Fed plan to ease leverage rule offers windfall for big US banks, Morgan Stanley says

Zawya4 days ago

A Federal Reserve plan to relax leverage rules could free up $185 billion in capital and unlock nearly $6 trillion in balance sheet capacity for large U.S. global banks covered by Morgan Stanley, the brokerage estimated on Thursday.
The U.S. Fed unveiled a proposal on Wednesday that would overhaul how much capital large global banks must hold against relatively low-risk assets, as part of a bid to boost participation in U.S. Treasury markets.

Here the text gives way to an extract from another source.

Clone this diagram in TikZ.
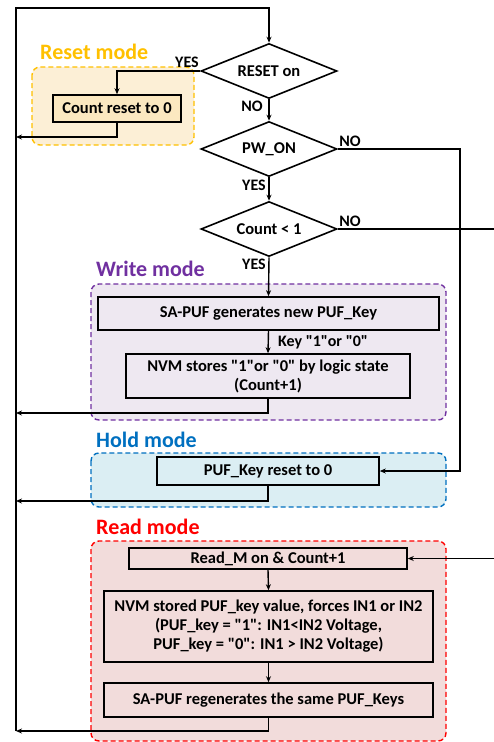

The plan, approved by a 5-2 Fed vote, marks the first in a possible series of deregulatory moves led by the central bank's new vice chair for supervision, Michelle Bowman.
The proposal would reform the so-called "enhanced supplementary leverage ratio" so that the amount of capital banks must set aside is directly tied to how large a role each firm plays in the global financial system.
"SLR reform is the first of many capital proposals we expect over Michelle Bowman's tenure," Morgan Stanley analysts led by Betsy Graseck wrote in a note, adding that in a positive for banks the Fed chose the rule change with the biggest increase in excess balance sheet capacity.
Fed officials described the changes as a necessary fix to a rule introduced after the 2008 crisis, saying the leverage requirement had grown over time to occasionally limit bank activity, especially as government debt surged in recent years.
"The Fed's proposal to calibrate eSLR should give the banking system meaningful capacity to expand its balance sheet in low-risk assets," analysts at brokerage Barclays said.
"It makes sense for banks to utilize the theoretical leverage capacity as long as the return from investing in low-risk assets/activity is sufficient," they said.